His performance on Sunday exhibited Rodney's major flaw: terrible command of his fastball and changeup. Despite his excellent velocity (95.6 mph 2010 average) and movement, Rodney will consistently miss the strike zone. Coming into close out a two run lead on Sunday, Rodney walked three out of the first four batters he faced. Those first four batters saw 19 pitches and six of them were in the strike zone. His fastball ratio was even worse with five of his first 15 fastballs were strikes. Rodney's poor control allows hitters to sit on his fastball, which was Wilson Betemit's approach on his game-tying two-run double.  

It is debatable whether Mike Scioscia should have been made him the closer in the first place. Rodney's zone percentage, the number of strikes seen in the strike zone, had decreased in each of the three previous seasons. In addition, his strikeout rate had decreased from 10.93 K/9 to 7.01 K/9 during the same period. Even with a great groundball to flyball ratio, Rodney has averaged .3 WAR over the last three seasons, which is the total for an average MLB relief pitcher according to Fangraphs' WAR totals. 

Jordan Walden is Mike Scioscia's answer at closer, and he knows it. In a very small sample size, Walden has shown better control and strikeout numbers than Rodney. He has recorded one walk and five strikeouts in his 2.1 innings pitched. Walden has averaged 96.2 mph on his fastball this season with a slider that has averaged eight inches of downward movement. 

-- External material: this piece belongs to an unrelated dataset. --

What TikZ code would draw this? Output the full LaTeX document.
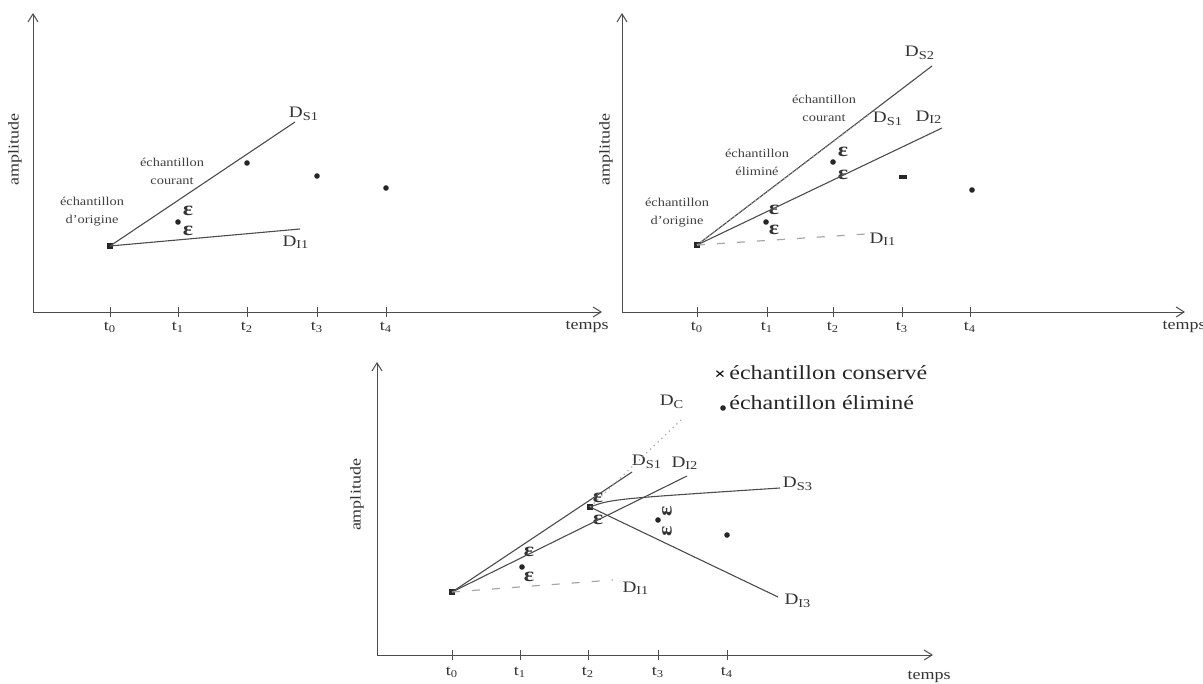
\documentclass[tikz,border=0pt]{standalone}
\usepackage{fontspec}
\setmainfont{Liberation Serif}[FakeStretch=1.2]
\usetikzlibrary{arrows.meta}
\begin{document}
\begin{tikzpicture}[x=0.5pt,y=-0.5pt,
  axis/.style={draw=black!70, line width=0.5pt, -{Straight Barb[length=4pt,width=5pt]}},
  ln/.style={draw=black!70, line width=0.55pt},
  tick/.style={draw=black!70, line width=0.5pt},
  faintdot/.style={draw=black!35, line width=0.6pt, dotted},
  faintdash/.style={draw=black!35, line width=0.6pt, dash pattern=on 4pt off 6pt},
  lab/.style={font=\fontsize{8}{9}\selectfont, text=black!80, inner sep=0pt},
  tlab/.style={font=\fontsize{7.5}{9}\selectfont, text=black!80, inner sep=0pt},
  small/.style={font=\fontsize{6}{9}\selectfont, align=center, text=black!75, inner sep=0pt},
  eps/.style={font=\fontsize{10}{12}\selectfont\bfseries, text=black!80, inner sep=0pt},
  leg/.style={font=\fontsize{10}{12}\selectfont, text=black!85, anchor=west, inner sep=0pt},
  dotpt/.style={circle, fill=black!85, inner sep=0pt, minimum size=2.8pt},
  sqpt/.style={rectangle, fill=black!85, inner sep=0pt, minimum size=3.4pt},
  dashpt/.style={rectangle, fill=black!85, inner sep=0pt, minimum width=4pt, minimum height=1.8pt}
]
\useasboundingbox (0,0) rectangle (1203,684);

% ================= Panel 1 (top left) =================
\coordinate (o1) at (33,312);
\coordinate (y1) at (33,13);
\coordinate (x1) at (602,312);
\draw[axis] (o1) -- (y1);
\draw[axis] (o1) -- (x1);
\foreach \x in {110,178,247,317,386} \draw[tick] (\x,307) -- (\x,317);
\node[tlab] (p1t0) at (110,327) {t\textsubscript{0}};
\node[tlab] (p1t1) at (178,327) {t\textsubscript{1}};
\node[tlab] (p1t2) at (247,327) {t\textsubscript{2}};
\node[tlab] (p1t3) at (317,327) {t\textsubscript{3}};
\node[tlab] (p1t4) at (386,327) {t\textsubscript{4}};
\node[tlab] (p1temps) at (587,327) {temps};
\node[tlab, rotate=90] (p1amp) at (15,150) {amplitude};

\node[sqpt] (a0) at (110,246) {};
\node[dotpt] (a1) at (178,222) {};
\node[dotpt] (a2) at (247,163) {};
\node[dotpt] (a3) at (317,176) {};
\node[dotpt] (a4) at (386,188) {};
\node[eps] (a1u) at (188,211) {ε};
\node[eps] (a1d) at (188,231) {ε};

\coordinate (aS1) at (295,122);
\draw[ln] (a0.center) -- (aS1);
\node[lab] (aS1l) at (304,114) {D\textsubscript{S1}};
\coordinate (aI1) at (300,229);
\draw[ln] (a0.center) -- (aI1);
\node[lab] (aI1l) at (296,242) {D\textsubscript{I1}};
\node[small] (a2txt) at (172,171) {échantillon\\courant};
\node[small] (a0txt) at (92,212) {échantillon\\d'origine};

% ================= Panel 2 (top right) =================
\coordinate (o2) at (622,312);
\coordinate (y2) at (622,13);
\coordinate (x2) at (1185,312);
\draw[axis] (o2) -- (y2);
\draw[axis] (o2) -- (x2);
\foreach \x in {697,767,833,902,970} \draw[tick] (\x,307) -- (\x,317);
\node[tlab] (p2t0) at (697,327) {t\textsubscript{0}};
\node[tlab] (p2t1) at (767,327) {t\textsubscript{1}};
\node[tlab] (p2t2) at (833,327) {t\textsubscript{2}};
\node[tlab] (p2t3) at (902,327) {t\textsubscript{3}};
\node[tlab] (p2t4) at (970,327) {t\textsubscript{4}};
\node[tlab] (p2temps) at (1184,327) {temps};
\node[tlab, rotate=90] (p2amp) at (606,150) {amplitude};

\node[sqpt] (b0) at (697,245) {};
\node[dotpt] (b1) at (766,222) {};
\node[dotpt] (b2) at (833,162) {};
\node[dashpt] (b3) at (903,177) {};
\node[dotpt] (b4) at (972,190) {};
\node[eps] (b1u) at (774,210) {ε};
\node[eps] (b1d) at (774,230) {ε};
\node[eps] (b2u) at (843,152) {ε};
\node[eps] (b2d) at (843,175) {ε};

\coordinate (bS2) at (932,66);
\draw[ln] (b0.center) -- (bS2);
\node[lab] (bS2l) at (920,53) {D\textsubscript{S2}};
\coordinate (bI2) at (942,128);
\draw[ln] (b0.center) -- (bI2);
\node[lab] (bI2l) at (929,117) {D\textsubscript{I2}};
\coordinate (bS1) at (870,114);
\draw[faintdot] (b0.center) -- (bS1);
\node[lab] (bS1l) at (888,119) {D\textsubscript{S1}};
\coordinate (bI1) at (866,234);
\draw[faintdash] (b0.center) -- (bI1);
\node[lab] (bI1l) at (883,239) {D\textsubscript{I1}};
\node[small] (b0txt) at (677,213) {échantillon\\d'origine};
\node[small] (b1txt) at (757,162) {échantillon\\éliminé};
\node[small] (b2txt) at (824,108) {échantillon\\courant};

% ================= Panel 3 (bottom) =================
\coordinate (o3) at (377,655);
\coordinate (y3) at (377,362);
\coordinate (x3) at (933,655);
\draw[axis] (o3) -- (y3);
\draw[axis] (o3) -- (x3);
\foreach \x in {452,520,588,658,727} \draw[tick] (\x,650) -- (\x,660);
\node[tlab] (p3t0) at (452,672) {t\textsubscript{0}};
\node[tlab] (p3t1) at (520,672) {t\textsubscript{1}};
\node[tlab] (p3t2) at (588,672) {t\textsubscript{2}};
\node[tlab] (p3t3) at (658,672) {t\textsubscript{3}};
\node[tlab] (p3t4) at (727,672) {t\textsubscript{4}};
\node[tlab] (p3temps) at (929,677) {temps};
\node[tlab, rotate=90] (p3amp) at (357,495) {amplitude};

\node[sqpt] (c0) at (452,592) {};
\node[dotpt] (c1) at (522,567) {};
\node[sqpt] (c2) at (590,507) {};
\node[dotpt] (c3) at (658,520) {};
\node[dotpt] (c4) at (727,535) {};
\node[eps] (c1u) at (529,552) {ε};
\node[eps] (c1d) at (529,577) {ε};
\node[eps] (c2u) at (598,498) {ε};
\node[eps] (c2d) at (598,520) {ε};
\node[eps, rotate=90] (c3u) at (667,511) {ε};
\node[eps, rotate=90] (c3d) at (667,531) {ε};

\coordinate (cS1) at (632,472);
\draw[ln] (c0.center) -- (cS1);
\node[lab] (cS1l) at (647,462) {D\textsubscript{S1}};
\coordinate (cI2) at (687,476);
\draw[ln] (c0.center) -- (cI2);
\node[lab] (cI2l) at (685,463) {D\textsubscript{I2}};
\coordinate (cS3) at (780,488);
\draw[ln] (c2.center) .. controls (612,499) .. (cS3);
\node[lab] (cS3l) at (798,484) {D\textsubscript{S3}};
\coordinate (cI3) at (778,597);
\draw[ln] (c2.center) -- (cI3);
\node[lab] (cI3l) at (798,601) {D\textsubscript{I3}};
\coordinate (cI1) at (613,580);
\draw[faintdash] (c0.center) -- (cI1);
\node[lab] (cI1l) at (636,588) {D\textsubscript{I1}};
\coordinate (cC) at (681,420);
\draw[faintdot] (c2.center) -- (cC);
\node[lab] (cCl) at (672,402) {D\textsubscript{C}};

% ================= Legend =================
\node[font=\fontsize{8}{9}\selectfont\bfseries, inner sep=0pt] (legx) at (720,375) {×};
\node[leg] (leg1) at (729,373) {échantillon conservé};
\node[dotpt] (legdot) at (723,408) {};
\node[leg] (leg2) at (729,403) {échantillon éliminé};
\end{tikzpicture}
\end{document}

One should usually ignore small sample sizes, but it is hard to see a downside to making a switch. If he struggles, Scott Downs could take the spot when he returns from the DL. Rodney's stats indicate that he is nothing more than an average relief pitcher; who has recorded a steady 4.25-4.50 xFIP over the last few season.

It is time for Mike Scioscia to see if he has something special in Jordan Walden.